Treasury is the function that keeps a business financially functional. It deals with cash as it moves, not as it appears in reports later. Its concern is simple but critical: whether the company can meet its obligations without strain or expose itself to avoidable financial risk.
In many organizations, treasury work is quiet. It does not draw attention unless something goes wrong. Yet when it is missing or poorly managed, the impact is immediate. Payments fail, salaries are delayed, and banking issues escalate quickly.
In the UAE, where businesses often operate across multiple banks and currencies, treasury discipline becomes even more important. Treasury management is not about maximizing returns. It is about control.

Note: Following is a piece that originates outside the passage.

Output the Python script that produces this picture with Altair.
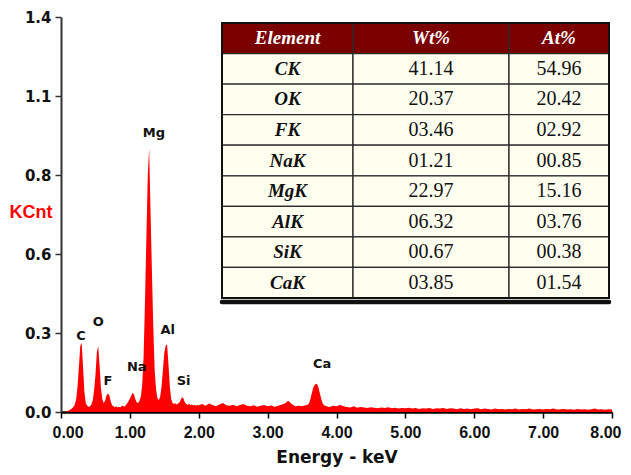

The Role the Treasury Plays
Treasury exists to manage liquidity and financial exposure. That means ensuring cash is available when required and not trapped where it cannot be used. It also means deciding how funds should be held, where they should sit, and who has access to them.
This function introduces order into financial operations. Bank permissions are defined. Payment approvals are structured. Funding decisions are reviewed rather than rushed. These controls protect the business and give leadership a clearer view of financial capacity. Accounting records results. Treasury manages reality.
Cash and Liquidity in Practice
Cash oversight happens every day. Treasury teams monitor bank balances and track movements as they occur. They look ahead, not weeks later. Short-term forecasts help highlight pressure before it turns out urgent.
Too little cash creates a risk. Too much cash creates inefficiency. Treasury works in the middle, deciding how surplus funds should be handled without sacrificing access. In larger group structures, tools such as cash pooling or intercompany netting help reduce unnecessary borrowing and simplify cash usage.
Managing Financial Risk
Financial risk rarely reveals itself early. Currencies change, costs climb, and counterparties continue to delay payments, so treasury works to pinpoint where exposures sit and how they could shape cash flow.
The response remains measured and methodical:
Risk limits are lined out, scenarios are studied, and hedging tools are taken up when exposures turn significant.
The aim isn’t to erase risk entirely, but to prevent sudden shocks that stall operations and strain performance.
Banks, Payments, and Control
Treasury manages bank relationships, picking partners, probing services, and policing fees. Fewer banks bring better clarity and fewer cracks in operations.
Payment processing sits under treasury’s watch, with supplier settlements, internal shifts, and customer collections monitored for mistakes and misuse. Failed payments fracture trust, and treasury works to prevent problems.
Systems and daily oversight
As transaction volumes increase, manual tracking becomes unreliable. Treasury relies on systems that provide a clear view of cash positions across accounts and currencies. Treasury management systems connect bank data with internal records and ERP platforms.
Automation reduces dependency on spreadsheets, and it allows treasury teams to focus on decision-making rather than reconciliation.

Compliance and payroll
Treasury supports compliance by maintaining accurate records and following internal control frameworks. In the UAE, salary payments require additional attention due to the Wage Protection System.
Treasury ensures payroll data is validated, that bank files meet the required formats, and that wages are released on time. Errors in this area carry regulatory and reputational consequences.
Treasury beyond operations
Treasury also contributes to longer-term planning. Funding decisions, debt structures, and liquidity buffers all fall within its scope. When a business considers expansion or a major investment, treasury assesses whether the cash position supports the decision. This keeps strategy aligned with financial reality.
Conclusion
Treasury management keeps a business steady when conditions shift. It protects liquidity, controls exposure, and ensures obligations are met without disruption. Whether handled internally or through professional treasury services, the function provides stability that allows the rest of the organization to operate without financial friction.